Nós conversávamos muito sobre como víamos o casal e sobre as relações entre homens e mulheres, mas nunca na tentativa de concordar em como deveríamos interpretar.
Quais cenas você achou mais desafiadoras?
As cenas envolvendo felicidade são sempre traiçoeiras. Você sempre se preocupa se está sendo cliché demais, ou se está exagerando, sendo muito bobo ou romântico. Algumas das cenas de crise também foram difíceis.
Você começou filmando as cenas no centro de fisioterapia, onde Tony revive sua relação com Georgio nos últimos 10 anos.
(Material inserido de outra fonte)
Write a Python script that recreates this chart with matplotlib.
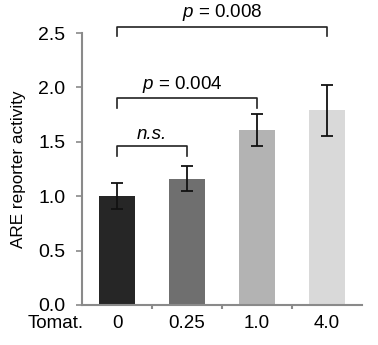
import matplotlib
matplotlib.use("Agg")
import matplotlib.pyplot as plt

# data
doses = ["0", "0.25", "1.0", "4.0"]
activity = [1.0, 1.16, 1.61, 1.79]
err = [0.12, 0.115, 0.15, 0.235]
bar_colors = ["#262626", "#6f6f6f", "#b3b3b3", "#d9d9d9"]
ticks_y = [0.0, 0.5, 1.0, 1.5, 2.0, 2.5]

plt.rcParams['font.family'] = ['Liberation Sans', 'DejaVu Sans']
plt.rcParams['mathtext.fontset'] = 'custom'
plt.rcParams['mathtext.it'] = 'Liberation Sans:italic'
plt.rcParams['mathtext.rm'] = 'Liberation Sans'

fig = plt.figure(figsize=(3.78, 3.45), dpi=100)
ax = fig.add_axes([0.217, 0.116, 0.741, 0.788])

x = list(range(len(doses)))
ax.bar(x, activity, width=0.52, color=bar_colors, zorder=2)
ax.errorbar(x, activity, yerr=err, fmt="none", ecolor="#111111",
            elinewidth=1.3, capsize=4, capthick=1.3, zorder=3)

ax.set_xlim(-0.5, 3.5)
ax.set_ylim(0, 2.5)
ax.set_yticks(ticks_y)
ax.set_yticklabels(["%.1f" % t for t in ticks_y])
ax.set_xticks([0.5, 1.5, 2.5])
ax.set_xticklabels([])
for i, d in enumerate(doses):
    ax.text(i, -0.095, d, ha="center", va="top", fontsize=13.5)
ax.text(-0.87, -0.095, "Tomat.", ha="center", va="top", fontsize=13.5)

ax.set_ylabel("ARE reporter activity", fontsize=12.3, labelpad=9)

for s in ["top", "right"]:
    ax.spines[s].set_visible(False)
for s in ["left", "bottom"]:
    ax.spines[s].set_color("#8a8a8a")
    ax.spines[s].set_linewidth(1.5)
ax.tick_params(axis="y", length=4, color="#8a8a8a", width=1.2, labelsize=14, pad=8)
ax.tick_params(axis="x", length=3, color="#8a8a8a", width=1.5)


def bracket(x1, x2, y, leg, label, tx, ty, italic=False):
    ax.plot([x1, x1, x2, x2], [y - leg, y, y, y - leg], color="#222222",
            lw=1.2, clip_on=False)
    ax.text(tx, ty, label, ha="center", va="bottom", fontsize=13.5,
            style="italic" if italic else "normal", clip_on=False)


bracket(0, 1, 1.46, 0.09, "n.s.", 0.5, 1.49, italic=True)
bracket(0, 2, 1.90, 0.09, "$p$ = 0.004", 0.93, 1.93)
bracket(0, 3, 2.56, 0.09, "$p$ = 0.008", 1.5, 2.59)

fig.savefig("out.png", dpi=100)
E foi mais louco ainda porque eu não sabia tudo o que íamos filmar que envolvesse a relação deles ou até onde eu iria. Mas eu sabia bem como representar o sofrimento. Nessa parte, a atuação foi muito física, e eu acho isso fascinante, porque é orgânico. Durante o período de resiliência em que ela está curando suas feridas emocionais ao curar sua perna, Tony faz amizade com um grupo de jovens. Você sente que, apesar de ela ser mais velha do que eles, ainda tem algo da sua alma adolescente dentro de si. Eles a trazem de volta à vida. Graças a eles, ela recupera o gosto pelas coisas simples da vida, como sorrir, sair para caminhar, prazeres infantis até. Estou convencida de que são as crianças quem nos salvam, é isso o que o filme quer nos dizer de uma certa forma. É um renascimento através da energia da juventude, a cura através da descoberta de relações diretas e puras, sem agressões e mentiras, sem nenhum tipo de disputa de poder.
Como foi ganhar o prêmio de Melhor Atriz em Cannes?
Foi incrível. Foi o reconhecimento do trabalho (a personagem de Maïwenn e Etienne Comar, a direção de Maïwenn e a performance indissoluvelmente ligada a Vincent) por pessoas por quem, em sua maioria, tenho uma grande admiração. Depois eu sempre coloco os prêmios em perspectiva – eu nunca teria ganhado o prêmio se o júri fosse outro.
O filme da diretora e roteirista Maïwenn (Polissia), estreia nos cinemas brasileiros nesta quinta-feira, dia 22 de setembro. Imperdível!